Phoenix is not the only city in the state to revise its immigration policy in the wake of 1070. The Mesa Police Department, for instance, cautions its officers to take into consideration whether someone is a victim, witness or juvenile before inquiring about immigration status. However, it does not prohibit such inquiries as it did in the past.
After District Court Judge Susan R. Bolton enjoined the heart of 1070, including a provision to have law enforcement officials the check immigration status and the I.D. of someone where a "reasonable suspicion" existed that the individual was in the country illegally, there has been a general assumption by much of the public that 1070 is on hold, pending its review before the U.S. Supreme Court in April.

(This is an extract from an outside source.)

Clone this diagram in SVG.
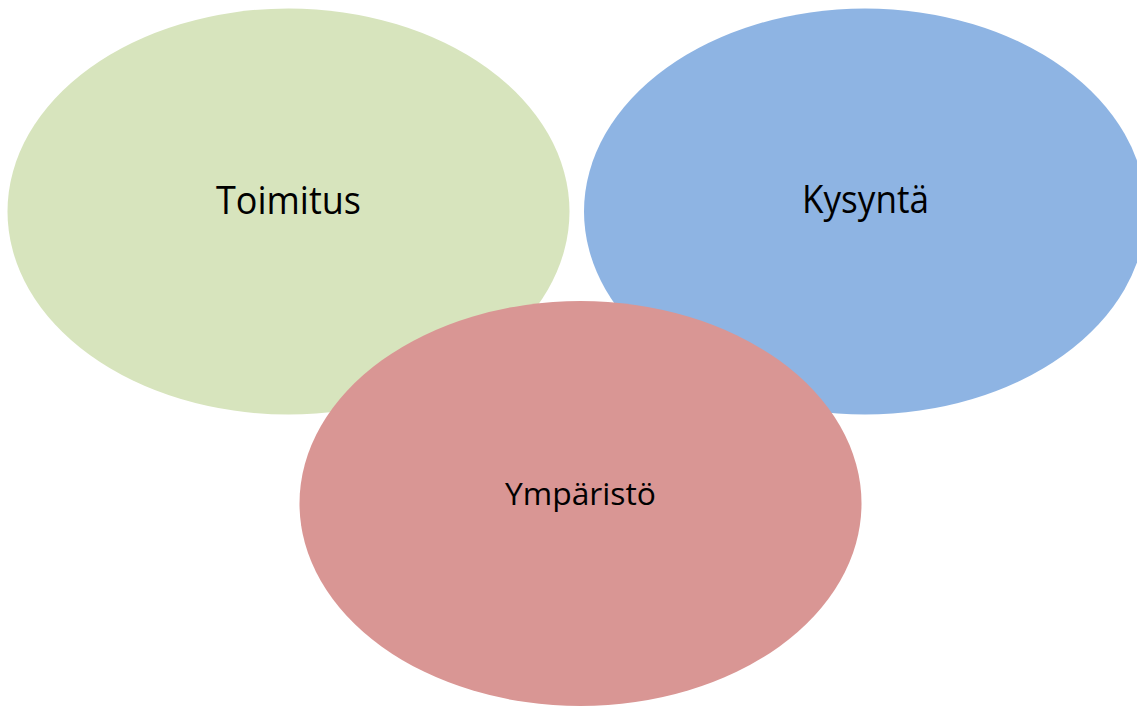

Yet Phoenix Police Department Operations Order 4.48 is one sign that 1070's insidious influence persists, albeit not in full force.
"Because we're so preoccupied with SB 1070 and Arpaio, and because you've seen [some city officials] come out against Arpaio, we dropped our guard with the city," Garcia told me.
Garcia hopes to change that with Friday's rally, where he plans to call out the City of Phoenix for being a "quiet accomplice" to the enforcement antics of Arpaio's office.He's also submitted a lengthy public records request for details and statistics regarding the Phoenix Police Department's immigration enforcement.
I too find the fact that victims and witnesses can be questioned concerning their status to be worrisome, though I can also understand the Phoenix Police Department's legal predicament considering the dictates of 1070.
More worrisome is what awaits us after the U.S. Supreme Court rules. If the high court does not strike down 1070 or at least uphold Bolton's injunction, Arizona will endure yet another tsunami of fear, panic and prejudice.
The sheer ugliness of what may transpire sends a chill up my spine. As bad as things are now for the undocumented in this state, there's potential for the situation to be far, far worse.